Material provided:
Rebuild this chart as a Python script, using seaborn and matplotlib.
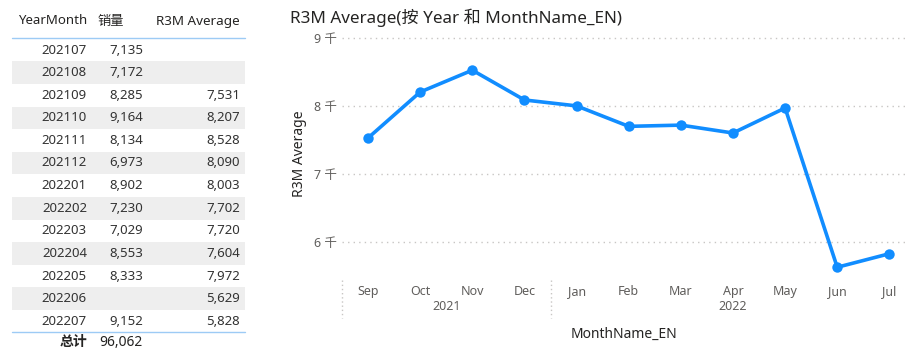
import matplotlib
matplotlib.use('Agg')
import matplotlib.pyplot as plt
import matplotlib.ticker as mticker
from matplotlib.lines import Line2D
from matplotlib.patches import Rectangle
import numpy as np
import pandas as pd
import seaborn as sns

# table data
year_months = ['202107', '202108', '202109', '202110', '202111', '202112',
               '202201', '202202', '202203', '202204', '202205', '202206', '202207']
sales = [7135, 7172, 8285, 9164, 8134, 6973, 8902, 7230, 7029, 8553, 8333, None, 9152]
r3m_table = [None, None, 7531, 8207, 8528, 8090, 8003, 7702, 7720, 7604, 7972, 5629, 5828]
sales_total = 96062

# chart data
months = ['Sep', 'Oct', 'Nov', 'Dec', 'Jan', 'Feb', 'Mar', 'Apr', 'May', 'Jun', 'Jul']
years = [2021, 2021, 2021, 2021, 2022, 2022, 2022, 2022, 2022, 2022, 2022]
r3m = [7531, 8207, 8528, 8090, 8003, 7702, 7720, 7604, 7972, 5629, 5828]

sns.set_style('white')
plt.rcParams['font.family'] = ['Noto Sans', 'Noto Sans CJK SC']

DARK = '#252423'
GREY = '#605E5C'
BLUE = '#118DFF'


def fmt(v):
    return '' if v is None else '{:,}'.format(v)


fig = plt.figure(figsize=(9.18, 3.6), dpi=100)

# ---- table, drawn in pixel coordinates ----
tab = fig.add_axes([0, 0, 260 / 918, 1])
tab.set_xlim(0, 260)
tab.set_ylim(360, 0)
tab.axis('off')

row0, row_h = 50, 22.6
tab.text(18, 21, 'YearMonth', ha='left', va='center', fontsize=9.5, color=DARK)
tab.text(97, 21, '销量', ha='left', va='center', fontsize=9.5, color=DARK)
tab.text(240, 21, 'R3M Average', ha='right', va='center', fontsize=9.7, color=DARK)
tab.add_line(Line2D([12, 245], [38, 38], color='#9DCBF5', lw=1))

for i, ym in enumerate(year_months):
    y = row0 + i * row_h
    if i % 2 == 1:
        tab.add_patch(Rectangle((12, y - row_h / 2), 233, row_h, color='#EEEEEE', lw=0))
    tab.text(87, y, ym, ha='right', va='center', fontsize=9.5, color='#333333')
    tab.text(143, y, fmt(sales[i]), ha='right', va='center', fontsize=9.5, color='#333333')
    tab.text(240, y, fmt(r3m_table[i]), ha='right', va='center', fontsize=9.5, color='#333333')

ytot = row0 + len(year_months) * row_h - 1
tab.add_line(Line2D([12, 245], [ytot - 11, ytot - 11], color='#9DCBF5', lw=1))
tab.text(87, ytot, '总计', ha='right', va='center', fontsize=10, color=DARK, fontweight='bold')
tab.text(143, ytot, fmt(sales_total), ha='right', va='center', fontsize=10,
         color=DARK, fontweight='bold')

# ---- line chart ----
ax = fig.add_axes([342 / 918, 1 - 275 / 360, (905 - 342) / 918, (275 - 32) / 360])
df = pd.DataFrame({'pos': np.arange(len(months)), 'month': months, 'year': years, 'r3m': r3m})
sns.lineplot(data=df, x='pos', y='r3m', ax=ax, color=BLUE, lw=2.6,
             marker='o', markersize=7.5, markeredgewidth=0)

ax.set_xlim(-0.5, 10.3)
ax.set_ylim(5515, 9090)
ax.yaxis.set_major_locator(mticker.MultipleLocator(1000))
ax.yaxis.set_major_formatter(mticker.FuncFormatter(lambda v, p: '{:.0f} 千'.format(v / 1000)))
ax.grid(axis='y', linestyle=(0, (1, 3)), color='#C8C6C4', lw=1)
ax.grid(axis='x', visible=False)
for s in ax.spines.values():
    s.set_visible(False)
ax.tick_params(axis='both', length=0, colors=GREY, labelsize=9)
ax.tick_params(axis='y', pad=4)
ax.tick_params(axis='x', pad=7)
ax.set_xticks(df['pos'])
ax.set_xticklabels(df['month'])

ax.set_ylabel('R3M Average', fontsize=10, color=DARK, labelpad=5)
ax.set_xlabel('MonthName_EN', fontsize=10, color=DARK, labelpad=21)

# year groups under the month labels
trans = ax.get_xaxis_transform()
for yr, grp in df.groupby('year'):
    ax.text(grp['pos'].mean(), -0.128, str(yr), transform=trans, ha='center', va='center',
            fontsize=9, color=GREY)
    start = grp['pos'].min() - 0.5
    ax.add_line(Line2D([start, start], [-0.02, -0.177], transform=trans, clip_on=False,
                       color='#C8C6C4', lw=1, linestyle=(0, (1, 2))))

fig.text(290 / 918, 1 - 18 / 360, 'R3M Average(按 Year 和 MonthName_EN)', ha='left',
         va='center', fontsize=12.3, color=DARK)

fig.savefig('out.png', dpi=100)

Task description:
Images in the data above are to be skipped. Retype all other material exactly.

Complete response:
Rebuild this chart as a Python script, using seaborn and matplotlib.
import matplotlib
matplotlib.use('Agg')
import matplotlib.pyplot as plt
import matplotlib.ticker as mticker
from matplotlib.lines import Line2D
from matplotlib.patches import Rectangle
import numpy as np
import pandas as pd
import seaborn as sns

# table data
year_months = ['202107', '202108', '202109', '202110', '202111', '202112',
               '202201', '202202', '202203', '202204', '202205', '202206', '202207']
sales = [7135, 7172, 8285, 9164, 8134, 6973, 8902, 7230, 7029, 8553, 8333, None, 9152]
r3m_table = [None, None, 7531, 8207, 8528, 8090, 8003, 7702, 7720, 7604, 7972, 5629, 5828]
sales_total = 96062

# chart data
months = ['Sep', 'Oct', 'Nov', 'Dec', 'Jan', 'Feb', 'Mar', 'Apr', 'May', 'Jun', 'Jul']
years = [2021, 2021, 2021, 2021, 2022, 2022, 2022, 2022, 2022, 2022, 2022]
r3m = [7531, 8207, 8528, 8090, 8003, 7702, 7720, 7604, 7972, 5629, 5828]

sns.set_style('white')
plt.rcParams['font.family'] = ['Noto Sans', 'Noto Sans CJK SC']

DARK = '#252423'
GREY = '#605E5C'
BLUE = '#118DFF'


def fmt(v):
    return '' if v is None else '{:,}'.format(v)


fig = plt.figure(figsize=(9.18, 3.6), dpi=100)

# ---- table, drawn in pixel coordinates ----
tab = fig.add_axes([0, 0, 260 / 918, 1])
tab.set_xlim(0, 260)
tab.set_ylim(360, 0)
tab.axis('off')

row0, row_h = 50, 22.6
tab.text(18, 21, 'YearMonth', ha='left', va='center', fontsize=9.5, color=DARK)
tab.text(97, 21, '销量', ha='left', va='center', fontsize=9.5, color=DARK)
tab.text(240, 21, 'R3M Average', ha='right', va='center', fontsize=9.7, color=DARK)
tab.add_line(Line2D([12, 245], [38, 38], color='#9DCBF5', lw=1))

for i, ym in enumerate(year_months):
    y = row0 + i * row_h
    if i % 2 == 1:
        tab.add_patch(Rectangle((12, y - row_h / 2), 233, row_h, color='#EEEEEE', lw=0))
    tab.text(87, y, ym, ha='right', va='center', fontsize=9.5, color='#333333')
    tab.text(143, y, fmt(sales[i]), ha='right', va='center', fontsize=9.5, color='#333333')
    tab.text(240, y, fmt(r3m_table[i]), ha='right', va='center', fontsize=9.5, color='#333333')

ytot = row0 + len(year_months) * row_h - 1
tab.add_line(Line2D([12, 245], [ytot - 11, ytot - 11], color='#9DCBF5', lw=1))
tab.text(87, ytot, '总计', ha='right', va='center', fontsize=10, color=DARK, fontweight='bold')
tab.text(143, ytot, fmt(sales_total), ha='right', va='center', fontsize=10,
         color=DARK, fontweight='bold')

# ---- line chart ----
ax = fig.add_axes([342 / 918, 1 - 275 / 360, (905 - 342) / 918, (275 - 32) / 360])
df = pd.DataFrame({'pos': np.arange(len(months)), 'month': months, 'year': years, 'r3m': r3m})
sns.lineplot(data=df, x='pos', y='r3m', ax=ax, color=BLUE, lw=2.6,
             marker='o', markersize=7.5, markeredgewidth=0)

ax.set_xlim(-0.5, 10.3)
ax.set_ylim(5515, 9090)
ax.yaxis.set_major_locator(mticker.MultipleLocator(1000))
ax.yaxis.set_major_formatter(mticker.FuncFormatter(lambda v, p: '{:.0f} 千'.format(v / 1000)))
ax.grid(axis='y', linestyle=(0, (1, 3)), color='#C8C6C4', lw=1)
ax.grid(axis='x', visible=False)
for s in ax.spines.values():
    s.set_visible(False)
ax.tick_params(axis='both', length=0, colors=GREY, labelsize=9)
ax.tick_params(axis='y', pad=4)
ax.tick_params(axis='x', pad=7)
ax.set_xticks(df['pos'])
ax.set_xticklabels(df['month'])

ax.set_ylabel('R3M Average', fontsize=10, color=DARK, labelpad=5)
ax.set_xlabel('MonthName_EN', fontsize=10, color=DARK, labelpad=21)

# year groups under the month labels
trans = ax.get_xaxis_transform()
for yr, grp in df.groupby('year'):
    ax.text(grp['pos'].mean(), -0.128, str(yr), transform=trans, ha='center', va='center',
            fontsize=9, color=GREY)
    start = grp['pos'].min() - 0.5
    ax.add_line(Line2D([start, start], [-0.02, -0.177], transform=trans, clip_on=False,
                       color='#C8C6C4', lw=1, linestyle=(0, (1, 2))))

fig.text(290 / 918, 1 - 18 / 360, 'R3M Average(按 Year 和 MonthName_EN)', ha='left',
         va='center', fontsize=12.3, color=DARK)

fig.savefig('out.png', dpi=100)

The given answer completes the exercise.